» **Task directions**:
From the records below, print only the part that opens with the line containing "Write a Python" and closes with the line containing "fig = go.Figure()"; omit the pictures.

» **Data section**:
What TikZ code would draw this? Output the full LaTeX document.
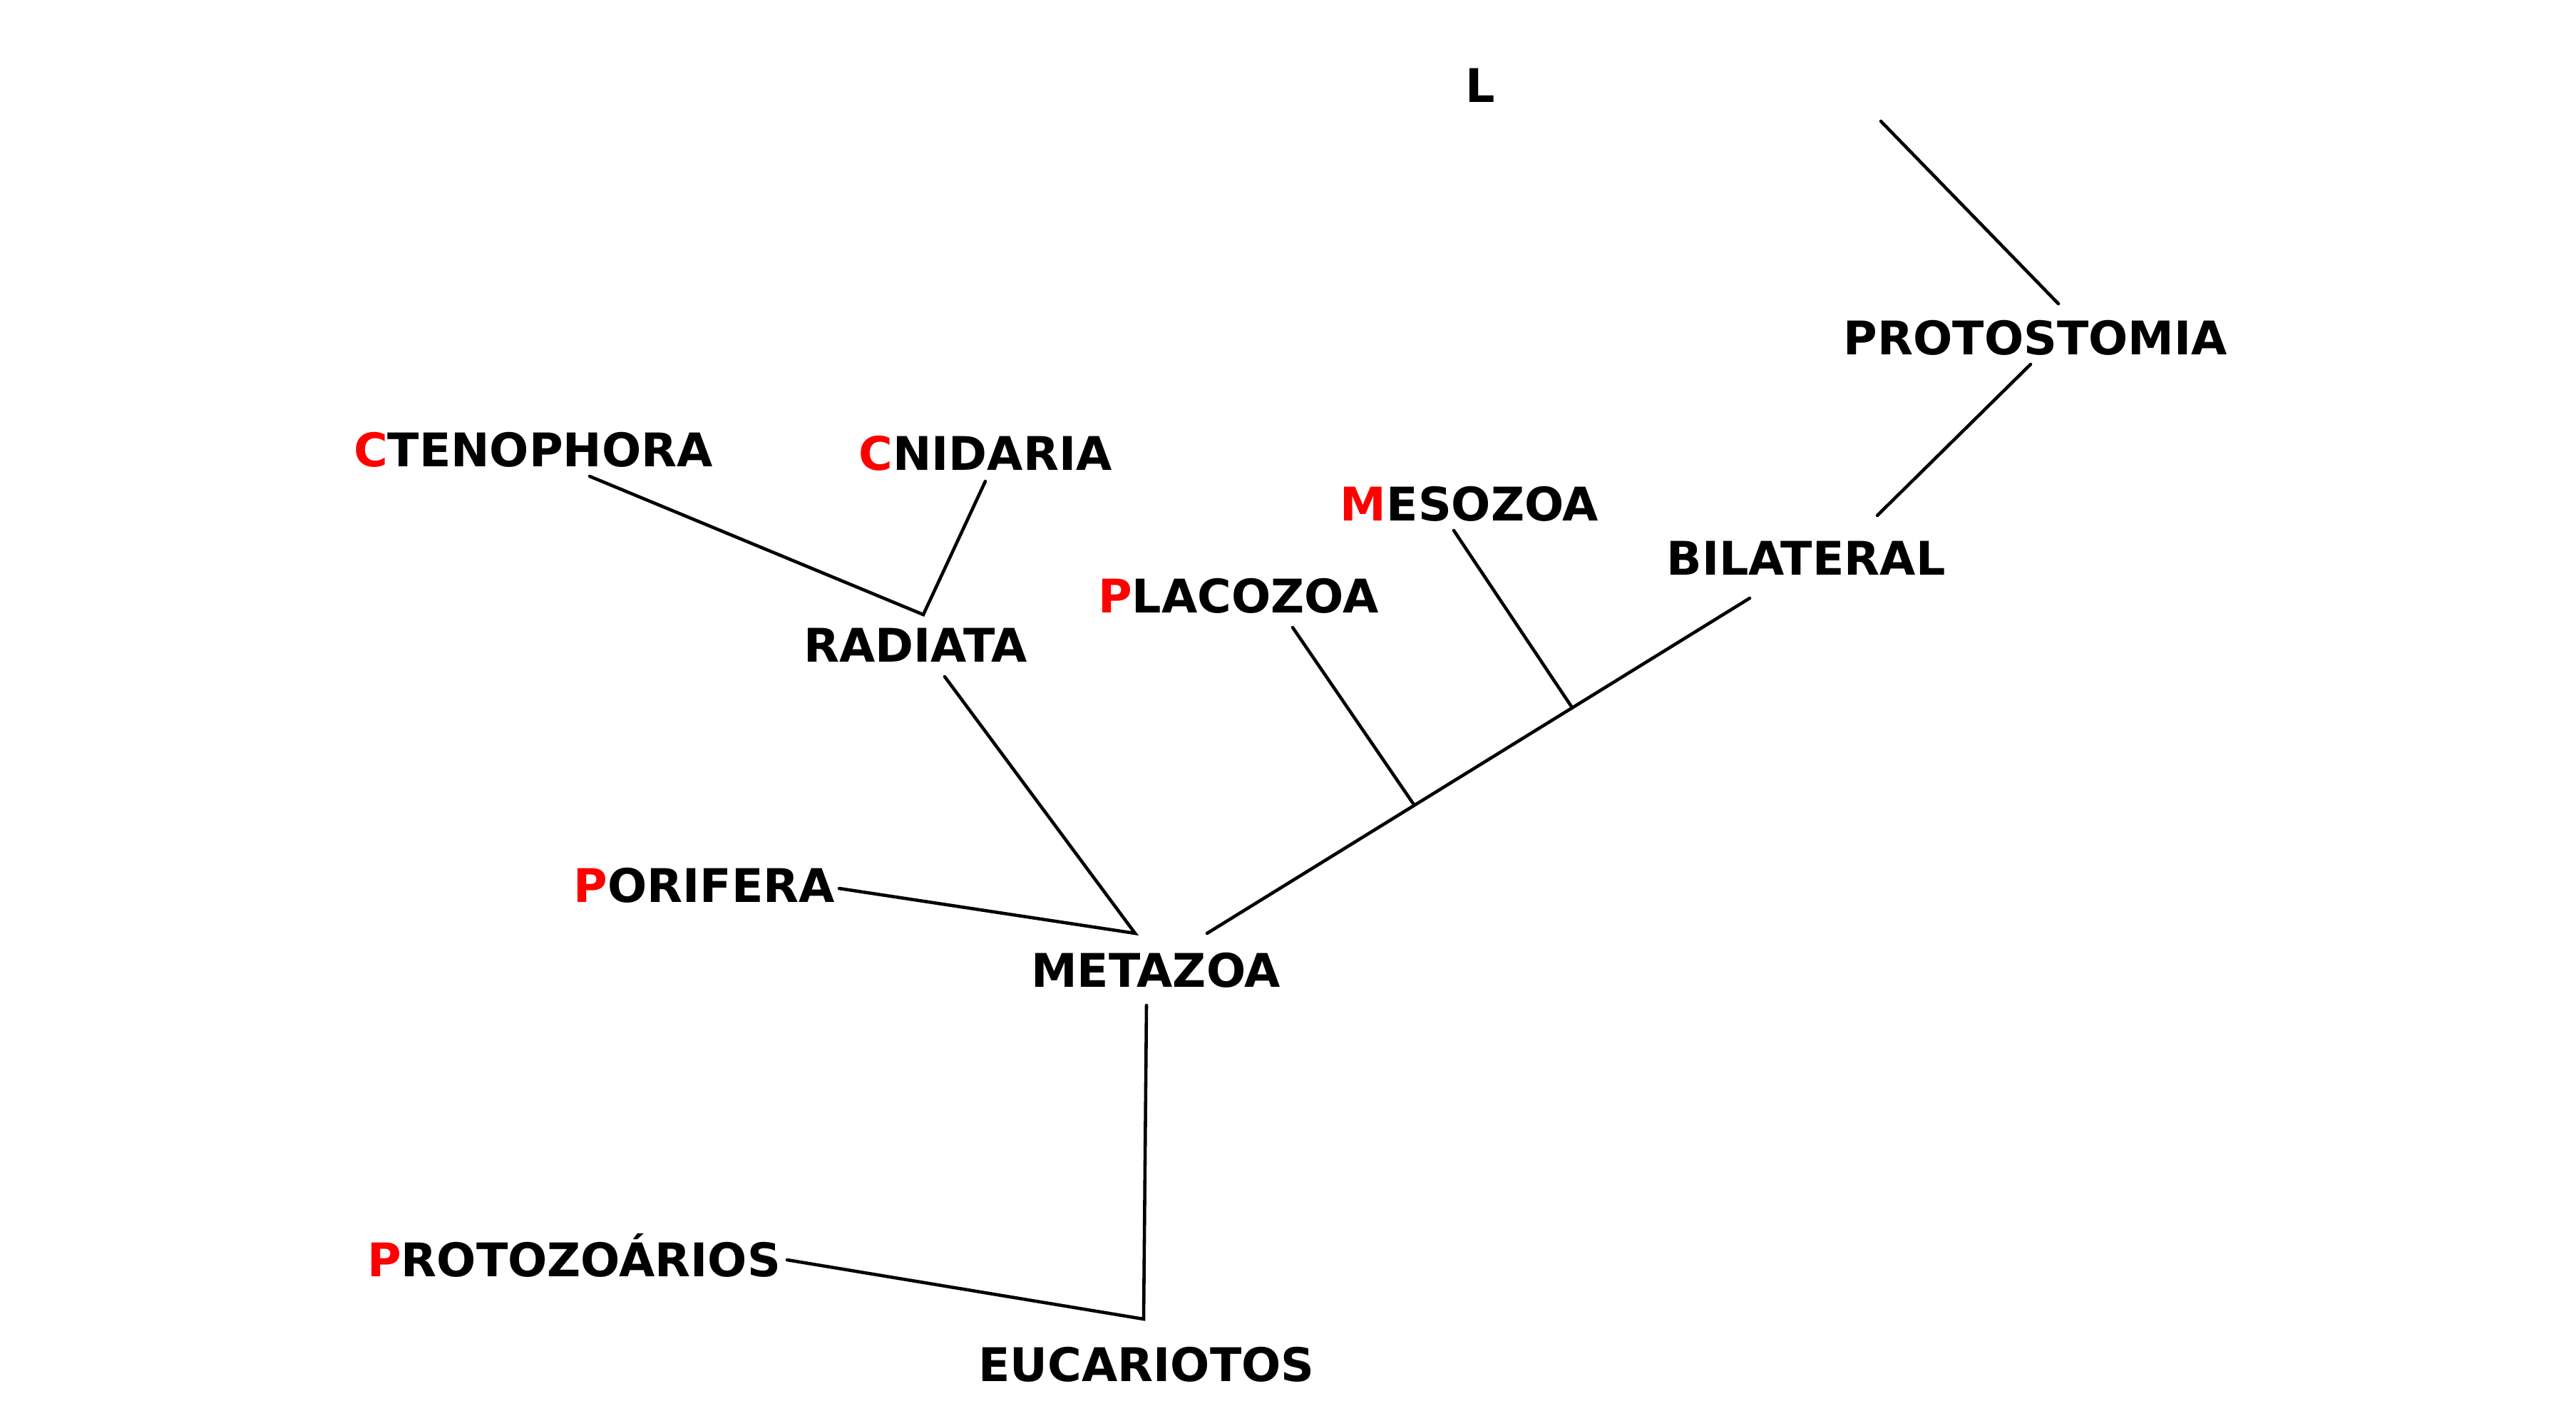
\documentclass[tikz,border=0pt]{standalone}
\usepackage{fontspec}
\setmainfont{DejaVu Sans}
\usetikzlibrary{calc}
\newcommand\rl[1]{\textcolor{red}{#1}}
\begin{document}
\begin{tikzpicture}[line width=1.3pt,line cap=round,
  taxon/.style={anchor=base,inner sep=0pt,font=\bfseries\fontsize{18.5}{22}\selectfont}]
 \useasboundingbox (0,0) rectangle (36.13,-20);
 % names
 \node[taxon] (L) at (20.76,-1.43) {L};
 \node[taxon] (protostomia) at (28.55,-4.97) {PROTOSTOMIA};
 \node[taxon] (ctenophora) at (7.48,-6.54) {\rl{C}TENOPHORA};
 \node[taxon] (cnidaria) at (13.82,-6.59) {\rl{C}NIDARIA};
 \node[taxon] (mesozoa) at (20.61,-7.30) {\rl{M}ESOZOA};
 \node[taxon] (bilateral) at (25.33,-8.06) {BILATERAL};
 \node[taxon] (placozoa) at (17.37,-8.59) {\rl{P}LACOZOA};
 \node[taxon] (radiata) at (12.84,-9.28) {RADIATA};
 \node[taxon] (porifera) at (9.88,-12.65) {\rl{P}ORIFERA};
 \node[taxon] (metazoa) at (16.21,-13.84) {METAZOA};
 \node[taxon] (protozoarios) at (8.05,-17.90) {\rl{P}ROTOZOÁRIOS};
 \node[taxon] (eucariotos) at (16.08,-19.37) {EUCARIOTOS};
 % line ends
 \coordinate (top) at (26.38,-1.70);
 \coordinate (ptop) at (28.87,-4.26);
 \coordinate (pbot) at (28.48,-5.11);
 \coordinate (btop) at (26.33,-7.23);
 \coordinate (bbot) at (24.54,-8.39);
 \coordinate (mright) at (16.93,-13.09);
 \coordinate (mes) at (20.39,-7.44);
 \coordinate (plac) at (18.13,-8.80);
 \coordinate (mesj) at ($(bbot)!0.327!(mright)$);
 \coordinate (placj) at ($(bbot)!0.618!(mright)$);
 \coordinate (cten) at (8.27,-6.68);
 \coordinate (cnid) at (13.82,-6.75);
 \coordinate (radj) at (12.95,-8.62);
 \coordinate (rad) at (13.25,-9.49);
 \coordinate (metj) at (15.92,-13.09);
 \coordinate (por) at (11.77,-12.46);
 \coordinate (metbot) at (16.08,-14.10);
 \coordinate (euj) at (16.04,-18.50);
 \coordinate (proto) at (11.04,-17.67);
 % branches
 \draw (top) -- (ptop);
 \draw (pbot) -- (btop);
 \draw (bbot) -- (mright);
 \draw (mes) -- (mesj);
 \draw (plac) -- (placj);
 \draw (cten) -- (radj) -- (cnid);
 \draw (rad) -- (metj) -- (por);
 \draw (metbot) -- (euj) -- (proto);
\end{tikzpicture}
\end{document}
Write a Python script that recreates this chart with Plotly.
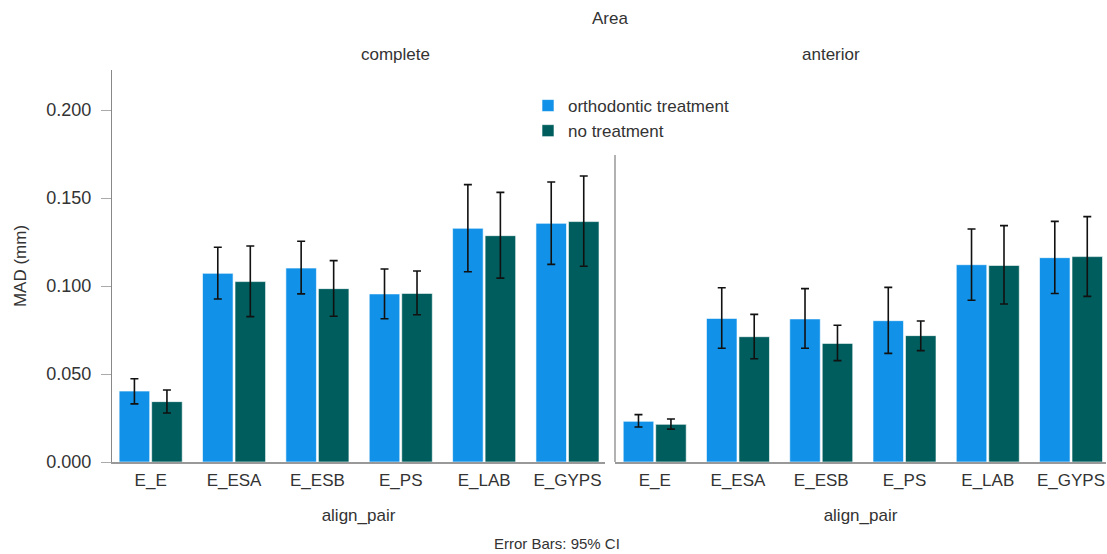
import plotly.graph_objects as go

categories = ["E_E", "E_ESA", "E_ESB", "E_PS", "E_LAB", "E_GYPS"]
series_names = ["orthodontic treatment", "no treatment"]
panel_names = ["complete", "anterior"]

complete_ortho_mean = [0.0403, 0.1072, 0.1102, 0.0955, 0.1328, 0.1356]
complete_ortho_lo = [0.0330, 0.0926, 0.0955, 0.0814, 0.1081, 0.1123]
complete_ortho_hi = [0.0473, 0.1220, 0.1254, 0.1097, 0.1576, 0.1591]
complete_none_mean = [0.0343, 0.1025, 0.0985, 0.0958, 0.1286, 0.1366]
complete_none_lo = [0.0278, 0.0826, 0.0828, 0.0837, 0.1045, 0.1112]
complete_none_hi = [0.0409, 0.1227, 0.1144, 0.1085, 0.1532, 0.1625]

anterior_ortho_mean = [0.0231, 0.0816, 0.0813, 0.0803, 0.1121, 0.1161]
anterior_ortho_lo = [0.0199, 0.0646, 0.0646, 0.0617, 0.0919, 0.0957]
anterior_ortho_hi = [0.0269, 0.0990, 0.0985, 0.0992, 0.1324, 0.1367]
anterior_none_mean = [0.0214, 0.0712, 0.0674, 0.0718, 0.1117, 0.1167]
anterior_none_lo = [0.0187, 0.0587, 0.0576, 0.0633, 0.0898, 0.0941]
anterior_none_hi = [0.0244, 0.0839, 0.0777, 0.0801, 0.1343, 0.1394]

y_ticks = [0.0, 0.05, 0.10, 0.15, 0.20]
y_ticktext = ["0.000", "0.050", "0.100", "0.150", "0.200"]

colors = ["#1192e8", "#005d5d"]
FONT = "Liberation Sans, Arial, sans-serif"
TXT = "#333333"

# reference picture size (positions below are read from it)
W, H = 1107, 554
# page height used for rendering (the screenshot is fitted into 554 px)
H_PAGE = 564

def px(x):
    return x / W
def py(y):
    return (H - y) / H

fig = go.Figure()

panels = [
    ("x", "y", [(complete_ortho_mean, complete_ortho_lo, complete_ortho_hi),
                (complete_none_mean, complete_none_lo, complete_none_hi)]),
    ("x2", "y2", [(anterior_ortho_mean, anterior_ortho_lo, anterior_ortho_hi),
                  (anterior_none_mean, anterior_none_lo, anterior_none_hi)]),
]

for pi, (xa, ya, series) in enumerate(panels):
    for si, (m, lo, hi) in enumerate(series):
        fig.add_trace(go.Bar(
            x=categories, y=m, xaxis=xa, yaxis=ya,
            name=series_names[si], legendgroup=series_names[si],
            showlegend=(pi == 0), offsetgroup=str(si),
            marker=dict(color=colors[si], line=dict(color="rgba(255,255,255,0.6)", width=1)),
            error_y=dict(type="data", symmetric=False,
                         array=[h - v for h, v in zip(hi, m)],
                         arrayminus=[v - l for v, l in zip(m, lo)],
                         color="#111111", thickness=1.6, width=4),
        ))

ytop = (462 - 70) / 352 * 0.2
ydom = [py(462), py(70)]

fig.update_layout(
    width=W, height=H_PAGE,
    margin=dict(l=0, r=0, t=0, b=0),
    paper_bgcolor="white", plot_bgcolor="white",
    barmode="group", bargap=0.22, bargroupgap=0.06,
    font=dict(family=FONT, size=17, color=TXT),
    showlegend=True,
    legend=dict(x=px(528), y=py(88), xanchor="left", yanchor="top",
                bgcolor="rgba(0,0,0,0)", font=dict(size=17, color=TXT),
                itemwidth=30, tracegroupgap=0, traceorder="normal"),
    xaxis=dict(domain=[px(112), px(605)], anchor="y", range=[-0.464, 5.45],
               showline=True, linecolor="#999999", linewidth=1.5, ticks="",
               showgrid=False, zeroline=False, ticklabelstandoff=2,
               title=dict(text="align_pair", standoff=20, font=dict(size=17)),
               tickfont=dict(size=17)),
    xaxis2=dict(domain=[px(615), px(1106)], anchor="y2", range=[-0.477, 5.42],
                showline=True, linecolor="#999999", linewidth=1.5, ticks="",
                showgrid=False, zeroline=False, ticklabelstandoff=2,
                title=dict(text="align_pair", standoff=20, font=dict(size=17)),
                tickfont=dict(size=17)),
    yaxis=dict(domain=ydom, anchor="x", range=[0, ytop],
               tickvals=y_ticks, ticktext=y_ticktext,
               showline=True, linecolor="#888888", linewidth=1.2,
               ticks="outside", ticklen=10, tickcolor="#aaaaaa", tickwidth=1,
               showgrid=False, zeroline=False, ticklabelstandoff=6,
               title=dict(text="MAD (mm)", standoff=15, font=dict(size=17)),
               tickfont=dict(size=18)),
    yaxis2=dict(domain=ydom, anchor="x2", range=[0, ytop], matches="y",
                showline=False, showticklabels=False, ticks="",
                showgrid=False, zeroline=False),
)

# partial separator line of the right panel
fig.add_shape(type="line", xref="paper", yref="y2",
              x0=px(615), x1=px(615), y0=0, y1=(462 - 155) / 352 * 0.2,
              line=dict(color="#999999", width=1.5))

fig.add_annotation(text="Area", xref="paper", yref="paper", x=px(610), y=py(18),
                   yanchor="middle", showarrow=False, font=dict(size=17, color=TXT))
fig.add_annotation(text=panel_names[0], xref="paper", yref="paper", x=px(358.5), y=py(54),
                   yanchor="middle", showarrow=False, font=dict(size=17, color=TXT))
fig.add_annotation(text=panel_names[1], xref="paper", yref="paper", x=px(862), y=py(54),
                   yanchor="middle", showarrow=False, font=dict(size=17, color=TXT))
fig.add_annotation(text="Error Bars: 95% CI", xref="paper", yref="paper", x=px(557), y=py(543),
                   yanchor="middle", showarrow=False, font=dict(size=15, color=TXT))

fig.write_html("out.html", config={"displayModeBar": False},
               post_script="document.body.style.margin='0';")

» **Task output**:
Write a Python script that recreates this chart with Plotly.
import plotly.graph_objects as go

categories = ["E_E", "E_ESA", "E_ESB", "E_PS", "E_LAB", "E_GYPS"]
series_names = ["orthodontic treatment", "no treatment"]
panel_names = ["complete", "anterior"]

complete_ortho_mean = [0.0403, 0.1072, 0.1102, 0.0955, 0.1328, 0.1356]
complete_ortho_lo = [0.0330, 0.0926, 0.0955, 0.0814, 0.1081, 0.1123]
complete_ortho_hi = [0.0473, 0.1220, 0.1254, 0.1097, 0.1576, 0.1591]
complete_none_mean = [0.0343, 0.1025, 0.0985, 0.0958, 0.1286, 0.1366]
complete_none_lo = [0.0278, 0.0826, 0.0828, 0.0837, 0.1045, 0.1112]
complete_none_hi = [0.0409, 0.1227, 0.1144, 0.1085, 0.1532, 0.1625]

anterior_ortho_mean = [0.0231, 0.0816, 0.0813, 0.0803, 0.1121, 0.1161]
anterior_ortho_lo = [0.0199, 0.0646, 0.0646, 0.0617, 0.0919, 0.0957]
anterior_ortho_hi = [0.0269, 0.0990, 0.0985, 0.0992, 0.1324, 0.1367]
anterior_none_mean = [0.0214, 0.0712, 0.0674, 0.0718, 0.1117, 0.1167]
anterior_none_lo = [0.0187, 0.0587, 0.0576, 0.0633, 0.0898, 0.0941]
anterior_none_hi = [0.0244, 0.0839, 0.0777, 0.0801, 0.1343, 0.1394]

y_ticks = [0.0, 0.05, 0.10, 0.15, 0.20]
y_ticktext = ["0.000", "0.050", "0.100", "0.150", "0.200"]

colors = ["#1192e8", "#005d5d"]
FONT = "Liberation Sans, Arial, sans-serif"
TXT = "#333333"

# reference picture size (positions below are read from it)
W, H = 1107, 554
# page height used for rendering (the screenshot is fitted into 554 px)
H_PAGE = 564

def px(x):
    return x / W
def py(y):
    return (H - y) / H

fig = go.Figure()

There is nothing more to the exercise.